The All New Tom Wogan Voting Rules for 2016
“People tell me all the time how great these rules are and how they are gonna be hugely popular and just amazing”
-Source: Anonymous
I’ve had it with this election. And with Brexit, for that matter. 65 million people in that country just found out that almost all of the things they voted for will never happen. Jeez, Brits, we thought you were smarter than that.
The loonies are taking over and it appears that sanity and reason have taken a back seat. It’s all noise 24/7 now and most of it not very kind. For example, take that half lit jerk with a room temperature IQ at the end of the bar shooting off his mouth. He hasn’t picked up a newspaper (real or digital) in twenty years, he gets all of his news from Fox or some conservative radio demagogue, and he gets the same vote as me! I’m tired of having my well researched, well thought out and absolutely correct viewpoints and votes negated by some Algonquin Roundtable of knuckleheads. (Go Google that one, kids.)
Not anymore. I have a new voting system, one that respects your right to vote as guaranteed by the Constitution, but also adds or subtracts the weight of your vote based on your ability or willingness to reason things out and to tolerate divergent views. I’ll also factor in your general kindness or lack thereof toward people who don’t look like you or speak your language, and your sense of what’s right, or at least what should be right.
And whether or not I like you. As Spike Lee said, “Do the Right Thing”.
Rule #1: Everyone starts with 100 votes.
Rule # 2: I and I alone reserve the right to subtract your voting power based on any of the following:
- If you get all your news from the same source every day, lose 50 votes.
- If you don’t ask questions of anyone, ever, lose 75 votes.
- If you repeat things newscasters say as if they were gospel, lose 50 votes.
- If you deduct the tax from your dining bill before calculating your server’s tip, lose 60 votes.
- If you believe Rush Limbaugh has ever told the truth, lose 99 votes.
- If you think John Wayne was the world’s greatest actor, lose 75 votes.
- If you are anti-abortion and pro-death penalty and don’t see the problem with that, lose 99 votes.
- If you are a “merge weasel” while driving, lose 25 votes.
- If you’re really good at it, you may regain those 25 votes.
- If you are absolutely opposed to Affordable HealthCare and have no idea why, lose 75 votes.
- If you have ever actually answered your cell phone in a theatre while the performance is underway, lose 75 votes.
- If you still believe in trickle-down economics and make less than $100,000 per year, lose 50 votes.

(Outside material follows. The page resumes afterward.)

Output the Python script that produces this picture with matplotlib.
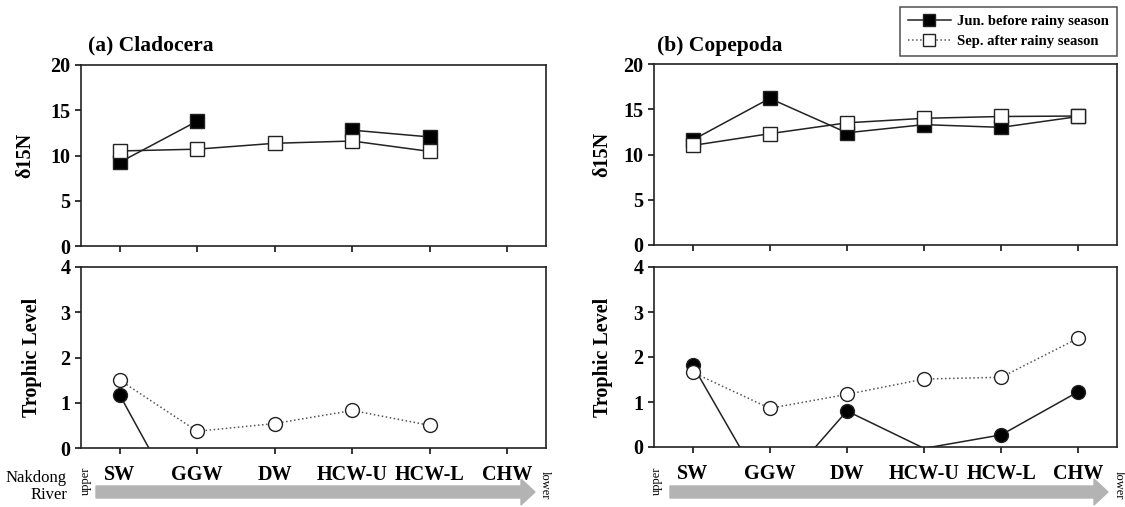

- If you drink wines like Barefoot or “Two Buck Chuck”, lose 50 votes
- If you really think a wall across our southern border makes any sense, lose 99 votes.
- If I find you offensive, lose 99 votes.
- If you’re still not comfortable with a president who happens to be black, lose 75 votes.
- If you’re wearing your hair as a comb-over, lose 65 votes.
- If you are still trying to find a reason for voting for the “presumptive Republican nominee”, lose 75 votes.
- If you are still working from a flip phone, lose 60 votes.
- If you claim to hate Hillary, but can’t tell me why, lose 75 votes.
- If you are still texting while driving, lose 0 votes. You won’t be here to vote in November, anyway.
- If you want to arm all Americans to make us safer, lose 99 votes.
- If you can’t parallel park a car, lose 20 votes.
- If you lived through 2007 and still think we need less government oversight of business, lose 99 votes.
- If I can’t picture you doing a belly laugh, lose 99 votes.
- If you believe labor unions are the root of all evil, lose 99 votes.
- If you have more than two body piercings, lose 50 votes.
- If you have more than three tattoos, lose 50 votes
- If you have both of the above, you may regain a single vote. Fair is fair.
- If you haven’t read a book in the last twelve months, lose 50 votes.
- If you believe people who are homosexual need to be cured, lose 99 votes.
- If you really got into “Duck Dynasty”, lose 75 votes.
- If you believe global warming is a hoax, lose 99 votes.
- If you believe Saddam Hussein masterminded 9/11, lose 75 votes.
- If I find you dull and unimaginative, lose 99 votes.
- If your heart longs for the glory days of Ronald Reagan, lose 50 votes.
- If you work for the TSA and scream at people, lose 30 votes. Your job sucks, but you don’t need to scream.
- If you watch more than one reality show regularly, lose 25 votes.
- If you own more than one gun, live in a safe neighborhood, and are not in law enforcement, into skeet or trap shooting, or hunting, lose 50 votes.
- If you don’t care for my blog, lose 10 votes.
- If you try to rewrite my blog for me, lose 99 votes.